[Source code of charts]

____________

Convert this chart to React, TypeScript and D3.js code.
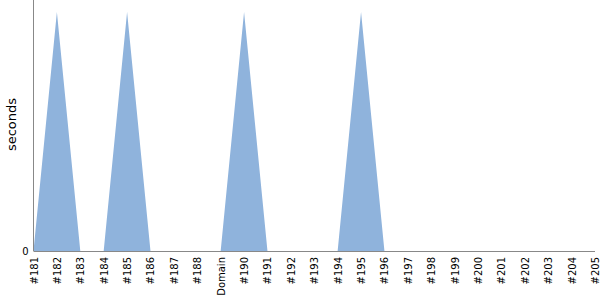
import React from "react";
import * as d3 from "d3";

const categories = ["#181","#182","#183","#184","#185","#186","#187","#188","Domain","#190","#191","#192","#193","#194","#195","#196","#197","#198","#199","#200","#201","#202","#203","#204","#205"];
const values = [0,1,0,0,1,0,0,0,0,1,0,0,0,0,1,0,0,0,0,0,0,0,0,0,0];
const yTicks = [0];
const FONT = "'DejaVu Sans'";

export default function App() {
  const W = 600, H = 300;
  const left = 33.5, right = 595, top = 0, bottom = 251;
  const x = d3.scalePoint<string>().domain(categories).range([left, right]);
  const y = d3.scaleLinear().domain([0, d3.max(values)! * 1.05]).range([bottom, top]);
  const data = categories.map((c, i) => ({ c, v: values[i] }));
  const area = d3.area<{ c: string; v: number }>()
    .x(d => x(d.c)!)
    .y0(y(0))
    .y1(d => y(d.v));
  return (
    <svg width={W} height={H} style={{ position: "absolute", left: 0, top: 0 }} fontFamily={FONT}>
      <path d={area(data)!} fill="#8fb3dc" />
      <line x1={left} x2={left} y1={top} y2={bottom} stroke="#888" strokeWidth={1} />
      <line x1={left} x2={right} y1={bottom + 0.5} y2={bottom + 0.5} stroke="#888" strokeWidth={1} />
      {yTicks.map(t => (
        <text key={t} x={left - 5} y={y(t)} dy="0.35em" textAnchor="end" fontSize={10} fontFamily={FONT} fill="#000">{t}</text>
      ))}
      {categories.map(c => (
        <text key={c} transform={`translate(${x(c)! + 0.5},${bottom + 6}) rotate(-90)`} dy="0.35em" textAnchor="end" fontSize={10} fontFamily={FONT} fill="#000">{c}</text>
      ))}
      <text transform={`translate(11,${(top + bottom) / 2 - 1}) rotate(-90)`} textAnchor="middle" dy="0.35em" fontSize={13} fontFamily={FONT} fill="#000">seconds</text>
    </svg>
  );
}
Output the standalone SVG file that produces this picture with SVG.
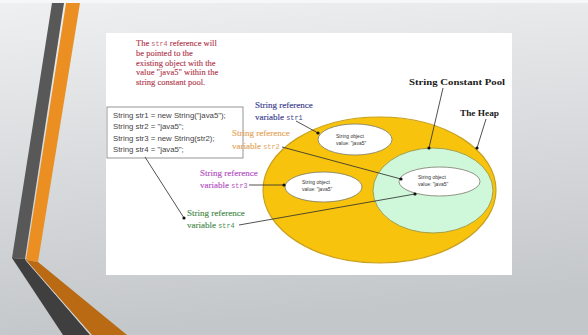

____________

*INSTRUCTIONS FOR THE TASK*
Pull out every line holding "React" from the records above, and copy it.

*SOLVED PROBLEM*
Convert this chart to React, TypeScript and D3.js code.
import React from "react";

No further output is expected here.